Few people in the Western world in the 1960s and 70s foresaw the rise of radical Islam. Superficially, at least, the Middle East was dominated by ideologies familiar in a Western context: nationalism, and various types of socialism. Not understanding that the Middle East is really a distinct civilization with a history very different from the West or Asia, most pundits and experts projected the future as more of the same. Most people unthinkingly believed in an automatic secularization, modernization, and so on. The Middle East was mentally lumped into an artificial construct, the "Third World," made up of non-white peoples either patronized as "noble savages" or feared as simply "savages."
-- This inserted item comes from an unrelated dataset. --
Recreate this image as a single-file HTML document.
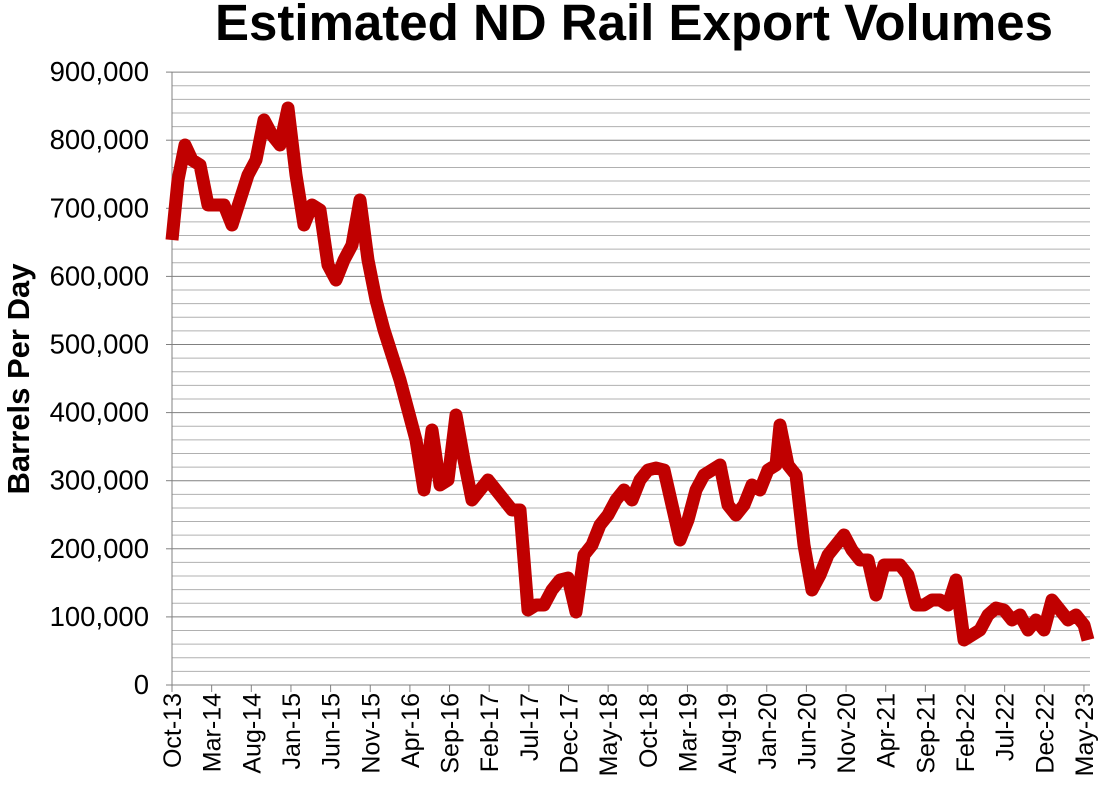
<!DOCTYPE html><html><head><style>body{margin:0;background:#fff}</style></head><body>
<svg width="1109" height="804" xmlns="http://www.w3.org/2000/svg" font-family="Liberation Sans, Arial, sans-serif">
<text x="634" y="40" font-size="51" font-weight="bold" text-anchor="middle">Estimated ND Rail Export Volumes</text>
<text transform="translate(29,379) rotate(-90)" font-size="31" font-weight="bold" text-anchor="middle">Barrels Per Day</text>
<script>
const svg=document.querySelector('svg');const NS='http://www.w3.org/2000/svg';
function el(t,a,txt){const e=document.createElementNS(NS,t);for(const k in a)e.setAttribute(k,a[k]);if(txt)e.textContent=txt;svg.appendChild(e);return e;}
const y0=685,ppk=0.681;
for(let v=20;v<=900;v+=20){const y=y0-v*ppk;el('line',{x1:172,x2:1090,y1:y,y2:y,stroke:v%100?'#b0b0b0':'#808080','stroke-width':1});}
el('line',{x1:172,x2:172,y1:72,y2:685,stroke:'#808080'});
el('line',{x1:166,x2:1090,y1:685,y2:685,stroke:'#808080'});
for(let v=0;v<=900;v+=100){const y=y0-v*ppk;el('line',{x1:166,x2:172,y1:y,y2:y,stroke:'#808080'});
el('text',{x:149,y:y+9,'font-size':27.5,'text-anchor':'end'},v?v+',000':'0');}
const labs=['Oct-13','Mar-14','Aug-14','Jan-15','Jun-15','Nov-15','Apr-16','Sep-16','Feb-17','Jul-17','Dec-17','May-18','Oct-18','Mar-19','Aug-19','Jan-20','Jun-20','Nov-20','Apr-21','Sep-21','Feb-22','Jul-22','Dec-22','May-23'];
labs.forEach((l,i)=>{const x=172+i*39.65;el('line',{x1:x,x2:x,y1:685,y2:692,stroke:'#808080'});
el('text',{transform:`translate(${x+9},693) rotate(-90)`,'font-size':25,'text-anchor':'end'},l);});
const p="172,240 178,180 185,145 192,160 200,165 208,205 216,205 224,205 232,225 240,200 248,175 256,160 264,120 272,135 280,145 288,108 296,175 304,225 312,205 320,210 328,265 336,280 344,260 352,245 360,200 368,260 376,300 384,330 392,355 400,380 408,410 416,440 424,490 432,430 440,485 448,480 456,415 464,460 472,500 480,490 488,480 496,490 504,500 512,510 520,510 528,610 536,605 544,605 552,590 560,580 568,578 576,612 584,555 592,545 600,525 608,515 616,500 624,490 632,500 640,480 648,470 656,468 664,470 672,505 680,540 688,520 696,490 704,475 712,470 720,465 728,505 736,515 744,505 752,485 760,490 768,470 776,465 780,425 788,465 796,475 804,545 812,590 820,575 828,555 836,545 844,535 852,550 860,560 868,560 876,595 884,565 892,565 900,565 908,575 916,605 924,605 932,600 940,600 948,605 956,580 964,640 972,635 980,630 988,615 996,608 1004,610 1012,620 1020,615 1028,630 1036,620 1044,630 1052,600 1060,610 1068,620 1076,615 1084,625 1088,640";
el('polyline',{points:p,fill:'none',stroke:'#c00000','stroke-width':13,'stroke-linejoin':'round'});
</script>
</svg></body></html>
The Islamic revival of the late 1970s came as a shock to the West, the communist bloc, and Westernized elites in the Middle East. Several events marked turning points and milestones in the return of political Islam. The failure of modernization and the Arab defeats in 1967 and 1973 helped to discredit secular regimes. At the same time, Saudi Arabia's successful orchestrating of the 1973-74 oil embargo - taking the industrialized world's economy hostage, in effect - marked a power shift away from secular governments like Egypt's and Syria's, once the centers of the Arab world. The Saudis already enjoyed a unique prestige from their position as keepers of the Muslim holy cities (Mecca and Medina) and as the strictest Muslims. There and elsewhere in the Middle East, Muslim radicals began to argue that Islamic purism was an authentic identity Muslims should return to and reject alien imports like nationalism, secularism, and socialism. The 1977 and 1979 hostage crises, one in Washington DC, the other in Mecca, were both carried out by Sunni radicals enraged by the gap between the Saudi regime's purist rhetoric and its modernizing, semi-cosmopolitan, and often corrupt reality. These marked the first of what would, later in the 1990s, become a familiar stream of events. At the same time, a double opposition to the Shah's regime of autocratic modernization in Shi'ite Iran put the region's secular autocrats on notice. Most Western observers expected the liberal, secular opposition to win and were stunned when the 1979 Iranian revolution turned Islamic.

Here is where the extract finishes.